Et le journal Le Monde dresse la liste de ces bouleversements incarnés par la disparition des petits métiers qui animaient les rues. Les écrivains publics dont tout l’art consistait à trouver la formule idéale pour une lettre à l’épouse ou à l’amante. Balayés par la généralisation du portable : un milliard d’abonnés. Et puis les pleureuses, indispensables quand il était jugé inconvenant que les femmes des hautes castes expriment leur douleur lors d’un enterrement. Ces pudeurs n’ont plus cours. Les nettoyeurs d’oreilles, enfin, reconnaissables à leur turban rouge, et à leur bâton orné d’un morceau de coton, ou les parfumeurs, composant un parfum à la demande et s’insurgeant qu’on puisse utiliser des matières synthétiques. Certes, la nostalgie est aujourd’hui un crime, mais on ne peut s’empêcher de s’y laisser un peu aller.
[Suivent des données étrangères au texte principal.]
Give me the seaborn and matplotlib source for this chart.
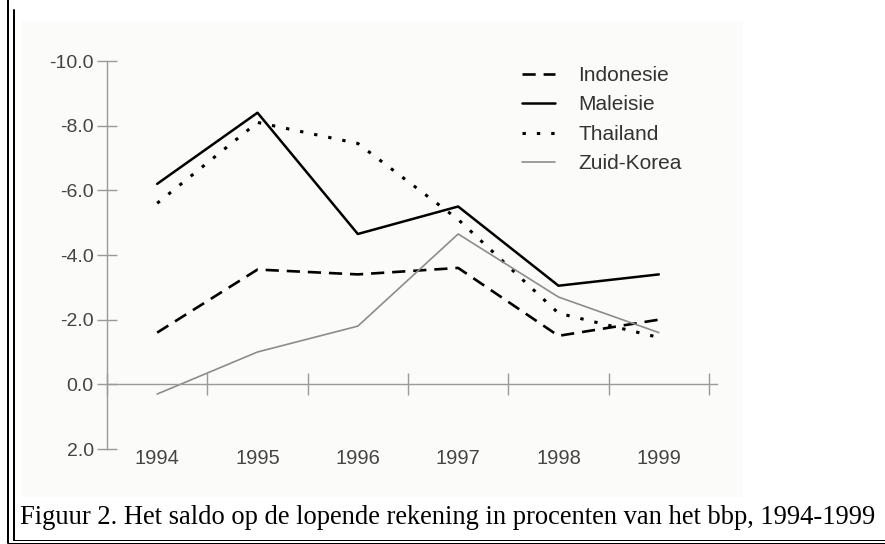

Hollande, Sarkozy et les autres

Les deux pages se font face dans Le Figaro. Sur l’une : 2017 : Et si François Hollande n’y allait pas ? Sur l’autre : Sarkozy : une candidature "pas automatique". Pour le président de la République, Solenn de Royer nous explique qu’il ne sait plus, que tout est possible, y compris le pire, que selon un de ses proches, c’est compliqué d’aller à une élection en pensant que vous allez finir dans le déshonneur. Pour l’ancien président, on se tâte : "Je n’irai que si c’est utile bien sûr, peut-être qu’il y a encore de l’eau qui sort de la source".
Mais Le Parisien nous rappelle que les Français ne voudraient surtout pas d’une réédition de 2012. Le journal évoque surtout l’ubérisation de la politique. Et notamment à travers le site laprimaire.org qui imagine un système de crowfounding pour renouveler la classe politique et contourner le verrouillage par les partis. Et puis à la différence des chauffeurs de taxi, là, il ne s’agit pas de concurrence déloyale mais de démocratie retrouvée.

 

L'archer est un modèle pour le Sage. Quand il a manqué le milieu de la cible, il en cherche la cause en lui-même. Savez-vous de qui est cette phrase ? De Confucius. Et Nicolas Sarkozy l’a placée en épigraphe de son livre. L’allusion est subtile et ça vous pose une réflexion. Sur le site Slate, Jean-Laurent Cassely s’est amusé à regarder les épigraphes choisis par les hommes politiques pour ouvrir leurs livres. Ségolène Royal nous met Paolo Cuelo, sur la capacité du guerrier à accepter la défaite. Jean-Luc Mélenchon était plutôt sur Jean Jaurès : La nature et l’histoire malgré leur brutalité et leur férocité sont un cri d’espoir. Quant à Marine Le Pen, elle avait carrément opté pour le poète Emile Verhaeren. Et Thomas Thévenoud, se demande Jean-Laurent Cassely, ce sera Kafka, Freud ou un article du Code Fiscal ? Mais on espère que nos enfants vont lire tous ces livres politiques. Puisque c’est par la confrontation avec les grandes œuvres qu’on apprend l’empathie et la morale.